Specifically, the only modifications is that we sort the patches by their distance to the center of the image in an increasing order.

Interpolate start reference image.
The illustration of center-to-side patch order. The patches close to the center are denoised first.


Experiments

We use Stable Diffusion 2.1 as our pre-trained base model. The model is trained on 512x512 images and we use it to generate 512x2048 panorama images.

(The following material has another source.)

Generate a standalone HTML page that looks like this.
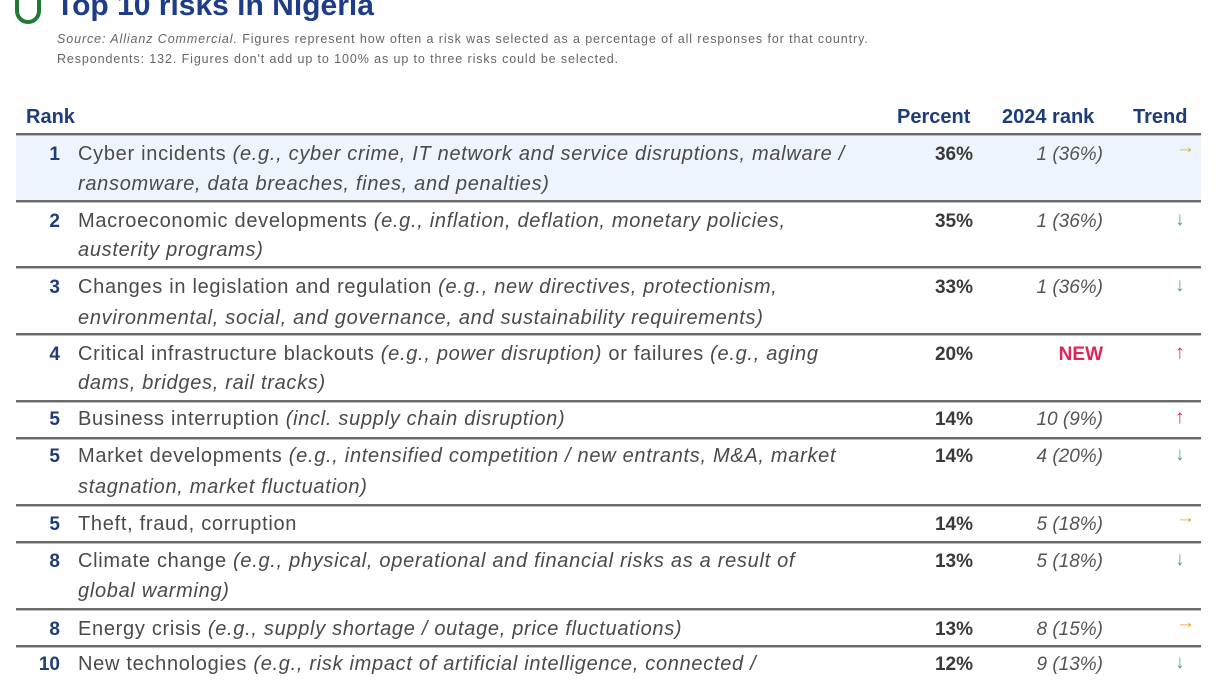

The stride of the patches is 64 pixels.

Case 1

Background prompt: "A vast desert landscape with rolling sand dunes, scattered dry vegetation"

Foreground prompt: "A vast corn field stretching to the horizon, golden stalks swaying in the breeze"

Masks: Mask

Ours
MultiDiffusion

This case demonstrates our model's ability to better region mask following and blending.

Case 2

Background prompt: "Aerial view of Manhattan, New York City, dense skyscrapers, grid-like street pattern"

Foreground prompt: "Aerial view of a forest park, lush green trees, small lakes, recreational areas, dense canopy, detailed foliage "

Masks: Mask

Ours
MultiDiffusion

This case demonstrates our model's ability to better viewpoint consistency and blending.

Case 3

Background prompt: "a vast Martian landscape with red rocky terrain"

Foreground prompt: "realistic and highly detailed rows of houses with detailed architecture"

Masks: Mask

Ours
MultiDiffusion

This case demonstrates our model's ability to better viewpoint consistency but denoise too much on the details of the background.

Case 4

Background prompt: "Aerial view of snow-covered landscape, pristine white snow, winter wonderland"

Foreground prompt: "Realistic and highly detailed inside view of an active volcano crater"

Masks: Mask

Ours
MultiDiffusion

This case demonstrates our model's ability to better viewpoint consistency and better blending and region generations.

Case 5

Background prompt: "A natural night sky, stars twinkling in the darkness"

Foreground prompt: "A massive door floating in the starry night sky"

Masks: Mask

Ours
MultiDiffusion

This case demonstrates our model's ability to better blending and semantics following.

Ablation Study

Ablation: w/o center-to-side

Ours
w/o center-to-side
Ours
w/o center-to-side
Ours
w/o center-to-side

Without the center-to-side sliding technique, the model struggles at providing viewpoint consistent generation (check out the top left corner of the desert and Manhattan) and at blending the foreground and background (check out the edges of the house on Mars).

Ablation: w/o dependency

Ours
w/o dependency
Ours
w/o dependency
Ours
w/o dependency

Without the dependency-aware generation, the model mostly struggles at providing viewpoint consistency (check out the top left corner of Mars and desert and the region above the forest in Manhattan).